18 December 2009

The new director of the Melbourne Writers Festival and RMIT alumnus, Steve Grimwade.
The new director of the Melbourne Writers Festival, Steve Grimwade, is celebrating his first two months in the job.
The RMIT University alumnus took over from Rosemary Cameron at the start of November, after a stint as festival Associate Director.
Mr Grimwade’s wish list of writers he would love to see in Melbourne during his time as director include “Margaret Atwood, Jimmy Carter, Murikami, David Simon from The Wire, English writer David Mitchell, writer-performers like Patti Smith, playwright David Hare’’.
He said he has been pleased with the development of the festival over the past five years, with half its audience under 40.
And nerves as his new position began haven’t played a part for the man who has spent a career in writing, editing and publishing.
“I’m purely excited,” Mr Grimwade said. “It’s an amazing opportunity and a privilege to head up an organisation like this, and bring in who you believe are some of the most important writers and thinkers and have them all at the one place at the same time.
“The impact of having a volume of writers and thinkers in the one place can’t be overestimated.”
Mr Grimwade studied RMIT’s Professional Writing and Editing (PWE) program, graduating in the late 1990s.
It was here, he said, that he met so many of the people with whom he would share life in the publishing industry over the next decade.
“The PWE course has proven itself as one of the most important places for developing and maturing writers – there are very few grassroots organisations or educational institutions that provide the structure and the opportunity that RMIT does,” Mr Grimwade said.

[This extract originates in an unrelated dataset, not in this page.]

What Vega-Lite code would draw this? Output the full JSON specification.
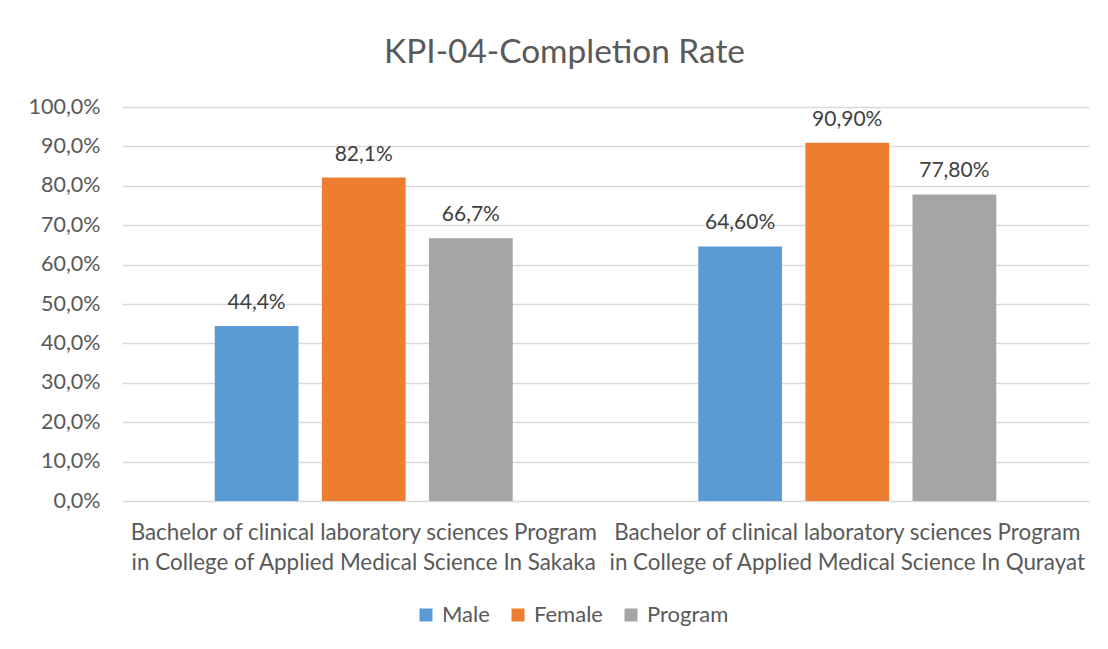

Through contacts met in class, Mr Grimwade went on to join the board of Express Media, an organisation providing support and development opportunities for young Australians in writing and media. He began as a board member, moved to administration and ended up as Artistic Director.
He has worked at the Victorian Writers’ Centre as editor of its magazine and then Program Manager while working as a sessional teacher at RMIT, teaching Desktop Publishing and Industry Overview.
Until recently he has been a freelance editor and also co-hosted 3RRR’s weekly program on books and writing, Aural Text.
“My life has always been too full, and I’m stopping the radio show and creating more space to do the one job,” Mr Grimwade said.
Add to that full life Mr Grimwade’s role as curator of the exhibition The Independent Type: Books & Writing in Victoria, at the State Library of Victoria this year. It is now on an 18-month tour around the state.
Mr Grimwade has also just released Literary Melbourne, an anthology of writing by Melbourne authors.
The festival director was once simply a punter, recalling that he would get the Writers Festival program, circle the events he wanted to see and then carry the program around in his bag.
“It would sit in my bag for three weeks and by the time I came to do anything about it, I had missed out on half of those events,” he said. His advice to others is “to book early”.
So which author is on the bedside table of one of the key people in Melbourne’s literary world? Joyce Carol Oates.
And can he nominate a novel he just couldn’t put down? Booker-shortlisted Cloud Atlas by David Mitchell.